Yeah, the story of BioSequences.each
is the sad story of Kmers.jl. The function created a kmer iterator over the given biosequence. About 2 years ago or such, Sabrina and I discussed that we were not too happy with the implementation of kmers in Julia:
- They only supported 2-bit nucleotides
- They supported a max k of 32 (since they were packed into
UInt64
) - They couldn’t be extended with new alphabets
So the repo Kmers.jl (originally NTupleKmers) was born to address all these issues, and was being rapidly developed primarily by Sabrina.

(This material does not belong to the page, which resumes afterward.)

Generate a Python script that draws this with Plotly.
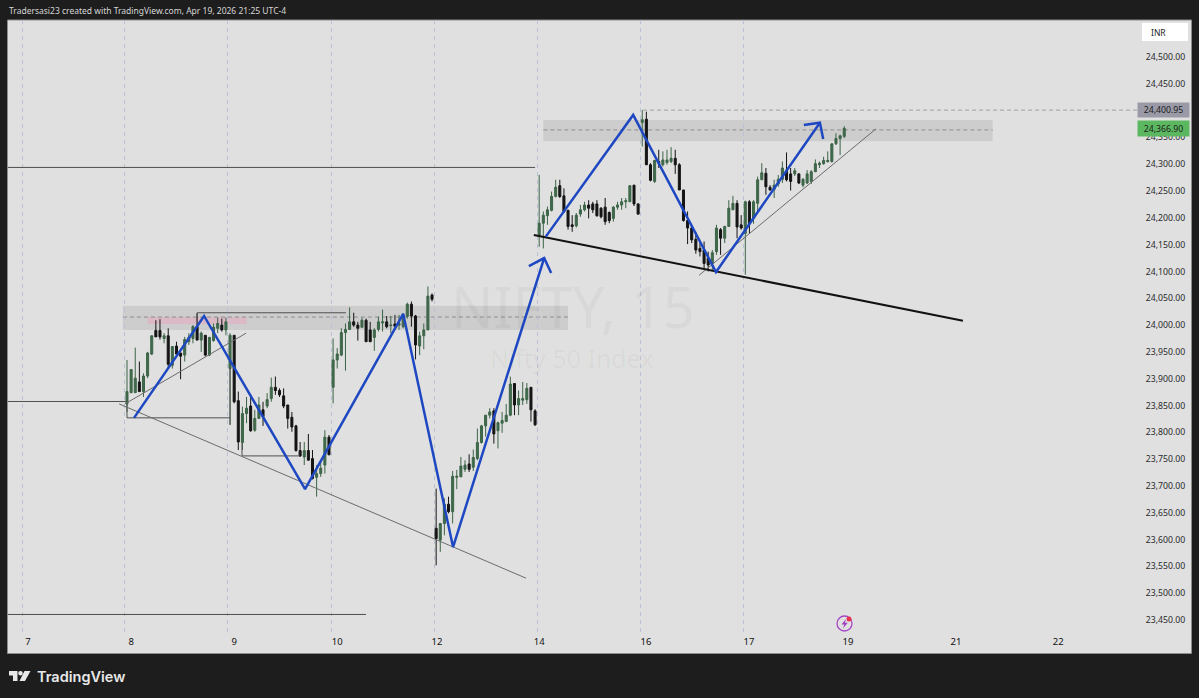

At the same time I was rewriting BioSequences to v3. Since the kmer code was a big, unwieldy part of BioSequences v2, and we had already decided to move kmer functionality into its own package (which required the breaking change to BioSequences), we simply dropped kmers from BioSequences v3. I then released v3 fully expecting Kmers.jl to be online soon after with the following message in the changelog:
Removed kmer functionality - this is moved to Kmers.jl
Unfortunately, right at that time, Sabrina withdrew, and so Kmers.jl never got finished. It’s something I’d like to get around to “some day”, but it’s pretty tricky work partly because it involves bitflipping integers in NTuples and there is absolutely zero room for inefficiency - everything must compile to the optimal CPU instructions.
So, lesson learned: Don’t actually rely on volunteers completing work in their free time by a specific date.